I do hate that Amazon seems to remove negative reviews so easily (I think the same goes for book reviews as well) but I also wish that people would only leave a negative review after they unsuccesfully tried everything with the seller. It seems like this person order the wrong product (though the description was accurate, so this was not the seller's fault), waited a few weeks for a refund, but never communicated the not-arrival of the refund and his frustrations with the seller.

The seller sounds really unprofessional, but many of us here have businesses that sometimes screw things up and I am glad when people let me know when I do, instead of shouting on the internet that I suck.


> [...] but I also wish that people would only leave a negative review after they unsuccesfully tried everything with the seller.

As a consumer I don't want to try everything with a seller. So even less warrants a negative review. (Though some good-faith effort is OK.)


You are right, that was put too strongly. "Make some effort to allow the seller to make it right" is what I should have said.
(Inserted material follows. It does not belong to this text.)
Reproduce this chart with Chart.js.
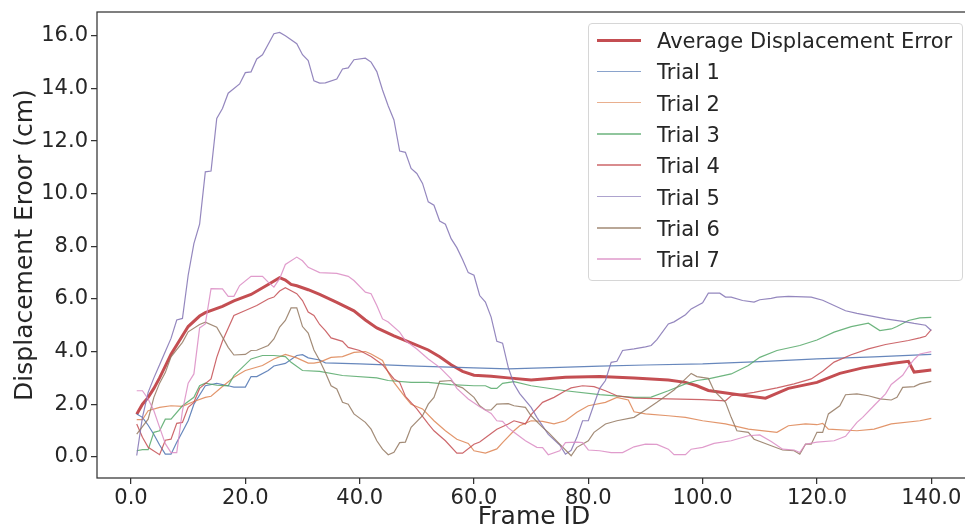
<!DOCTYPE html>
<html>
<head>
<meta charset="utf-8">
<script src="https://cdn.jsdelivr.net/npm/chart.js@4.4.1/dist/chart.umd.min.js"></script>
<style>
  html, body { margin: 0; padding: 0; background: #fff; overflow: hidden; }
  #wrap { position: relative; width: 965px; height: 530px; overflow: hidden; }
  #chart { position: absolute; left: 0; top: 0; }
  #legend {
    position: absolute; left: 588px; top: 23px; width: 373px; height: 256px;
    border: 1px solid #d6d6d6; border-radius: 4px; background: rgba(255,255,255,0.8);
    font-family: "DejaVu Sans", sans-serif; font-size: 21px; color: #262626;
  }
  .row { position: absolute; left: 0; height: 30px; }
  .row .ln { position: absolute; left: 8px; width: 44px; top: 14px; }
  .row .tx { position: absolute; left: 68px; top: 2px; white-space: nowrap; line-height: 26px; }
</style>
</head>
<body>
<div id="wrap">
  <!-- canvas is a bit wider than the window so the right spine falls just outside, as in the original -->
  <canvas id="chart" width="985" height="530" style="width:985px;height:530px"></canvas>
  <div id="legend"></div>
</div>
<script>
// series names and colours (seaborn "deep")
const seriesNames = ['Average Displacement Error', 'Trial 1', 'Trial 2', 'Trial 3', 'Trial 4', 'Trial 5', 'Trial 6', 'Trial 7'];
const seriesColors = ['#c44e52', '#4c72b0', '#dd8452', '#55a868', '#c44e52', '#8172b3', '#937860', '#da8bc3'];

const xTicks = [0, 20, 40, 60, 80, 100, 120, 140];
const yTicks = [0, 2, 4, 6, 8, 10, 12, 14, 16];

// [frame, error]
const avgPts = [[1,1.62],[2,2.0],[3,2.26],[4,2.6],[5,3.0],[6,3.45],[7,3.9],[8,4.25],[10,4.95],[12,5.35],[13,5.48],[16,5.72],[18,5.93],[21,6.17],[24,6.55],[26,6.81],[27,6.72],[28,6.55],[29,6.5],[31,6.35],[33,6.17],[36,5.87],[39,5.55],[41,5.2],[43,4.9],[46,4.6],[49,4.33],[52,4.06],[54,3.8],[56,3.5],[58,3.25],[60,3.1],[63,3.06],[66,3.0],[70,2.92],[76,3.02],[82,3.05],[88,3.0],[94,2.92],[97,2.83],[99,2.7],[101,2.52],[106,2.37],[111,2.23],[115,2.6],[120,2.83],[124,3.17],[128,3.38],[133,3.55],[136,3.63],[137,3.22],[140,3.3]];

const trial1 = [[1,1.63],[2,1.5],[3,1.2],[4,0.85],[5,0.45],[6,0.1],[7,0.1],[8,0.55],[9,0.95],[10,1.37],[11,2.0],[13,2.7],[15,2.79],[17,2.7],[18,2.65],[20,2.65],[21,3.05],[22,3.05],[24,3.28],[25,3.45],[27,3.55],[29,3.85],[30,3.88],[31,3.76],[33,3.68],[34,3.57],[40,3.53],[50,3.45],[60,3.38],[66,3.34],[75,3.4],[82,3.45],[90,3.49],[100,3.53],[110,3.62],[120,3.72],[130,3.8],[140,3.89]];

const trial2 = [[1,1.41],[2,1.41],[3,1.75],[5,1.88],[7,1.94],[9,1.92],[11,2.1],[13,2.26],[14,2.3],[16,2.67],[18,3.02],[20,3.28],[23,3.47],[25,3.72],[27,3.89],[29,3.76],[31,3.56],[32,3.56],[33,3.6],[35,3.78],[37,3.81],[39,3.97],[41,4.0],[42,3.91],[44,3.66],[45,3.21],[46,2.83],[48,2.26],[49,2.0],[51,1.82],[53,1.37],[55,0.99],[57,0.67],[59,0.51],[60,0.23],[62,0.14],[64,0.3],[65,0.54],[67,0.99],[68,1.18],[70,1.37],[72,1.35],[74,1.25],[76,1.37],[78,1.69],[80,1.94],[83,2.07],[85,2.26],[87,2.16],[88,1.71],[90,1.63],[94,1.56],[97,1.5],[100,1.37],[104,1.25],[108,1.05],[113,0.93],[115,1.18],[118,1.25],[120,1.22],[121,1.27],[122,1.05],[127,0.99],[130,1.05],[133,1.25],[138,1.37],[140,1.46]];

const trial3 = [[1,0.23],[2,0.27],[3,0.27],[4,0.93],[5,0.99],[6,1.43],[7,1.43],[9,1.94],[11,2.26],[12,2.7],[13,2.8],[15,2.72],[17,2.7],[18,3.09],[21,3.72],[23,3.85],[25,3.85],[27,3.81],[28,3.59],[30,3.28],[33,3.25],[37,3.09],[43,3.0],[45,2.9],[49,2.83],[52,2.83],[56,2.74],[60,2.7],[62,2.7],[63,2.6],[64,2.6],[65,2.79],[67,2.86],[70,2.7],[76,2.51],[82,2.36],[88,2.26],[91,2.27],[94,2.51],[97,2.77],[99,2.9],[101,2.96],[105,3.15],[108,3.47],[110,3.78],[113,4.04],[117,4.23],[120,4.44],[123,4.74],[126,4.95],[129,5.08],[131,4.8],[133,4.86],[134,4.95],[136,5.18],[138,5.28],[140,5.3]];

const trial4 = [[1,1.25],[2,0.74],[3,0.36],[5,0.08],[6,0.63],[7,0.67],[8,1.27],[9,1.31],[10,1.88],[11,2.07],[12,2.6],[14,2.96],[15,3.78],[16,4.4],[18,5.37],[20,5.56],[22,5.75],[24,6.0],[25,6.07],[26,6.3],[27,6.43],[29,6.2],[30,5.94],[31,5.5],[32,5.37],[33,5.03],[34,4.8],[35,4.52],[37,4.39],[38,4.16],[40,4.04],[42,3.81],[44,3.5],[46,2.96],[47,2.83],[48,2.3],[50,1.82],[52,1.25],[53,0.99],[55,0.61],[57,0.14],[58,0.14],[60,0.48],[61,0.56],[63,0.89],[64,1.05],[66,1.25],[67,1.37],[69,1.25],[70,1.6],[72,2.07],[74,2.26],[76,2.51],[77,2.62],[79,2.7],[81,2.67],[83,2.51],[85,2.32],[88,2.23],[94,2.2],[100,2.17],[104,2.13],[105,2.32],[109,2.45],[113,2.62],[116,2.77],[119,2.96],[121,3.25],[123,3.6],[126,3.88],[129,4.1],[132,4.27],[136,4.42],[138,4.52],[139,4.58],[140,4.83]];

const trial5 = [[1,0.05],[2,1.5],[3,2.45],[4,3.0],[5,3.5],[6,4.0],[7,4.5],[8,5.2],[9,5.26],[10,6.9],[11,8.1],[12,8.84],[13,10.83],[14,10.86],[15,12.86],[16,13.24],[17,13.82],[19,14.17],[20,14.6],[21,14.63],[22,15.12],[23,15.28],[25,16.08],[26,16.13],[27,16.0],[29,15.7],[30,15.28],[31,15.06],[32,14.29],[33,14.2],[34,14.21],[36,14.36],[37,14.74],[38,14.78],[39,15.09],[41,15.15],[42,15.0],[43,14.64],[44,13.94],[45,13.33],[46,12.8],[47,11.62],[48,11.57],[49,10.96],[50,10.77],[51,10.39],[52,9.69],[53,9.56],[54,8.96],[55,8.84],[56,8.29],[57,7.95],[58,7.5],[59,7.0],[60,6.9],[61,6.13],[62,5.88],[63,5.31],[64,4.39],[65,4.32],[66,3.4],[67,2.77],[68,2.4],[70,1.88],[71,1.5],[73,0.85],[75,0.45],[76,0.1],[77,0.25],[78,0.74],[79,1.37],[80,1.37],[81,2.0],[82,2.6],[83,2.9],[84,3.59],[85,3.63],[86,4.04],[88,4.1],[90,4.18],[91,4.23],[92,4.45],[94,5.05],[95,5.13],[97,5.4],[98,5.62],[100,5.85],[101,6.22],[103,6.22],[104,6.07],[105,6.07],[107,5.94],[109,5.88],[110,5.97],[112,6.02],[113,6.07],[115,6.1],[119,6.07],[121,5.95],[123,5.75],[125,5.55],[127,5.45],[130,5.33],[132,5.24],[135,5.15],[137,5.07],[139,5.0],[140,4.8]];

const trial6 = [[1,0.86],[3,1.43],[4,2.26],[5,2.8],[6,3.2],[7,3.8],[9,4.35],[10,4.75],[12,5.03],[13,5.12],[15,4.93],[16,4.55],[17,4.16],[18,3.87],[20,3.89],[21,4.04],[22,4.05],[24,4.23],[25,4.48],[26,4.93],[27,5.18],[28,5.66],[29,5.66],[30,4.95],[31,4.7],[32,4.06],[33,3.66],[34,3.2],[35,2.7],[36,2.58],[37,2.07],[38,2.0],[39,1.63],[41,1.31],[42,1.05],[43,0.61],[44,0.29],[45,0.08],[46,0.17],[47,0.54],[48,0.56],[49,1.12],[51,1.56],[52,2.0],[53,2.26],[54,2.87],[56,2.9],[57,2.7],[58,2.62],[60,2.26],[61,1.94],[62,1.78],[63,1.78],[64,2.0],[66,2.02],[67,1.94],[69,1.88],[70,1.56],[72,1.12],[73,0.93],[75,0.48],[77,0.04],[78,0.36],[80,0.61],[81,0.93],[83,1.25],[85,1.37],[88,1.5],[90,1.78],[92,2.07],[95,2.54],[97,2.96],[98,3.17],[99,3.05],[101,2.98],[102,2.51],[104,2.07],[105,1.5],[106,0.99],[108,0.93],[109,0.67],[112,0.42],[114,0.26],[116,0.23],[117,0.1],[118,0.48],[119,0.48],[120,0.93],[121,0.93],[122,1.63],[124,1.94],[125,2.36],[127,2.39],[129,2.32],[131,2.2],[133,2.16],[134,2.26],[135,2.64],[137,2.67],[138,2.77],[140,2.87]];

const trial7 = [[1,2.51],[2,2.51],[3,2.2],[4,1.75],[5,1.12],[6,0.5],[7,0.16],[8,0.16],[9,1.75],[10,2.8],[11,3.15],[12,4.9],[13,5.05],[14,6.39],[16,6.38],[17,6.1],[18,6.1],[19,6.51],[21,6.86],[23,6.86],[24,6.64],[25,6.45],[26,6.77],[27,7.31],[29,7.59],[30,7.45],[31,7.2],[33,7.0],[36,6.97],[38,6.86],[39,6.7],[41,6.26],[42,6.2],[43,5.75],[44,5.24],[45,5.12],[47,4.74],[48,4.42],[50,4.1],[52,3.72],[54,3.4],[56,2.96],[57,2.6],[59,2.2],[61,1.9],[63,1.65],[64,1.37],[65,1.35],[66,1.1],[67,0.93],[69,0.61],[71,0.36],[72,0.35],[73,0.08],[75,0.23],[76,0.54],[78,0.56],[79,0.54],[80,0.26],[82,0.23],[84,0.16],[86,0.16],[88,0.38],[90,0.48],[92,0.47],[94,0.29],[95,0.08],[97,0.08],[98,0.29],[100,0.36],[102,0.51],[105,0.61],[108,0.8],[110,0.83],[112,0.58],[114,0.29],[116,0.26],[117,0.16],[118,0.48],[120,0.56],[123,0.61],[125,0.78],[127,1.31],[128,1.5],[130,1.95],[132,2.39],[133,2.75],[135,3.1],[136,3.43],[137,3.7],[138,3.91],[140,4.0]];

const allSeries = [avgPts, trial1, trial2, trial3, trial4, trial5, trial6, trial7];

function alpha(hex, a) {
  const n = parseInt(hex.slice(1), 16);
  return `rgba(${(n >> 16) & 255},${(n >> 8) & 255},${n & 255},${a})`;
}

const datasets = allSeries.map((pts, i) => ({
  label: seriesNames[i],
  data: pts.map(p => ({ x: p[0], y: p[1] })),
  borderColor: i === 0 ? seriesColors[0] : alpha(seriesColors[i], 0.85),
  borderWidth: i === 0 ? 3 : 1.2,
  pointRadius: 0,
  tension: 0,
  fill: false,
  order: i === 0 ? 8 : 8 - i,
}));

const font = 'DejaVu Sans';
const ink = '#262626';

// box around the plotting area, like matplotlib spines
const framePlugin = {
  id: 'frame',
  afterDraw(chart) {
    const { ctx, chartArea: a } = chart;
    ctx.save();
    ctx.strokeStyle = '#333';
    ctx.lineWidth = 1.25;
    ctx.strokeRect(a.left, a.top, a.right - a.left, a.bottom - a.top);
    ctx.restore();
  }
};

new Chart(document.getElementById('chart'), {
  type: 'line',
  data: { datasets },
  plugins: [framePlugin],
  options: {
    responsive: false,
    animation: false,
    devicePixelRatio: 1,
    layout: { padding: { top: 12, right: 14, left: 0, bottom: 0 } },
    plugins: { legend: { display: false }, tooltip: { enabled: false } },
    scales: {
      x: {
        type: 'linear',
        min: -5.95,
        max: 146.95,
        afterBuildTicks: s => { s.ticks = xTicks.map(v => ({ value: v })); },
        afterFit: s => { s.height = 52; s.paddingLeft = 0; s.paddingRight = 0; },
        ticks: { color: ink, font: { family: font, size: 21 }, padding: 2, maxRotation: 0,
                 callback: v => Number(v).toFixed(1) },
        grid: { drawOnChartArea: false, drawTicks: true, tickLength: 6, color: '#333', lineWidth: 1.25 },
        border: { display: false },
        title: { display: true, text: 'Frame ID', color: ink,
                 font: { family: font, size: 25, lineHeight: 1 }, padding: { top: 0, bottom: 0 } }
      },
      y: {
        type: 'linear',
        min: -0.805,
        max: 16.905,
        afterBuildTicks: s => { s.ticks = yTicks.map(v => ({ value: v })); },
        afterFit: s => { s.width = 97; s.paddingTop = 0; s.paddingBottom = 0; },
        ticks: { color: ink, font: { family: font, size: 21 }, padding: 3,
                 callback: v => Number(v).toFixed(1) },
        grid: { drawOnChartArea: false, drawTicks: true, tickLength: 6, color: '#333', lineWidth: 1.25 },
        border: { display: false },
        title: { display: true, text: 'Displacement Eroor (cm)', color: ink,
                 font: { family: font, size: 25, lineHeight: 1 }, padding: { top: 13, bottom: 0 } }
      }
    }
  }
});

// legend box drawn as html so the labels stay text
const legendEl = document.getElementById('legend');
seriesNames.forEach((name, i) => {
  const row = document.createElement('div');
  row.className = 'row';
  row.style.top = (2 + i * 31.3) + 'px';
  const ln = document.createElement('div');
  ln.className = 'ln';
  const w = i === 0 ? 3 : 1.5;
  ln.style.height = w + 'px';
  ln.style.marginTop = (-w / 2) + 'px';
  ln.style.background = i === 0 ? seriesColors[0] : alpha(seriesColors[i], 0.65);
  const tx = document.createElement('div');
  tx.className = 'tx';
  tx.textContent = name;
  row.appendChild(ln);
  row.appendChild(tx);
  legendEl.appendChild(row);
});
</script>
</body>
</html>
That pretty much means that most Amazon ratings are bullshit.


It means that all Amazon ratings are potentially bullshit.

There's no way to generalize from one user/seller experience to all of them, but the fact that we don't really have evidence to the contrary definitely does sour the whole experience.

I generally avoid the third party sellers just because I like to use super-saver shipping to save money, but I'll go for the third party if the item is hard to find or the deal is amazing.


Precisely.

I'm sure this isn't wide-spread, but it still very strange behaviour from such an established company. They take down the negative reviews at the drop of a hat, but it takes a mountain of effort to get them re-instated (in fact, they haven't even been yet).

And the worrying bit seems to be that they don't even know their own published policies on the matter: if you don't follow/know your own policies, what's the point in having them? Is it all hot air?


It's also a bit of a worry from the sellers perspective that they can't afford to get even one bad review. I guess this has come about because all the sellers are trying to hard to prevent negative reviews that even one puts you back compared to others.


It's important to point out that this is reviews of the seller, not the product.

E.g. if you buy an item from a 3rd party seller on Amazon you can leave a product and a seller review.

If you only buy from Amazon on Amazon then this issue shouldn't affect you (although others might).


Er, I was pretty clearly talking about buying from third party sellers, so I'm not sure what you're trying to say.


"That pretty much means that most Amazon ratings are bullshit."

That is an insane overreaction. Amazon has a long-standing reputation of excellent customer service over millions of transactions. A singular error on their part should be examined in that context. You'll find that their response invalidates your claim: http://www.makingstrange.net/2010/03/update-are-amazon-selle...


There's now a followup blog post at http://www.makingstrange.net/2010/03/update-are-amazon-selle.... Amazon contacted her and offered the usual story (it was an inexperienced employee, various people screwed up, the issues involved have been escalated), and she's giving them the benefit of the doubt.


I'd just like to point out that this:

>they are far more concerned with keeping their (sic) Sellers happy (sic) then their customers.

is based on a mistaken premise. The customers of Amazon are the sellers. It's the buyers who the author wants to claim are being screwed by Amazon. Sellers are where Amazon makes its money (unless you happen to buy directly from Amazon).


I'd like to see more than one data point before coming to any conclusions.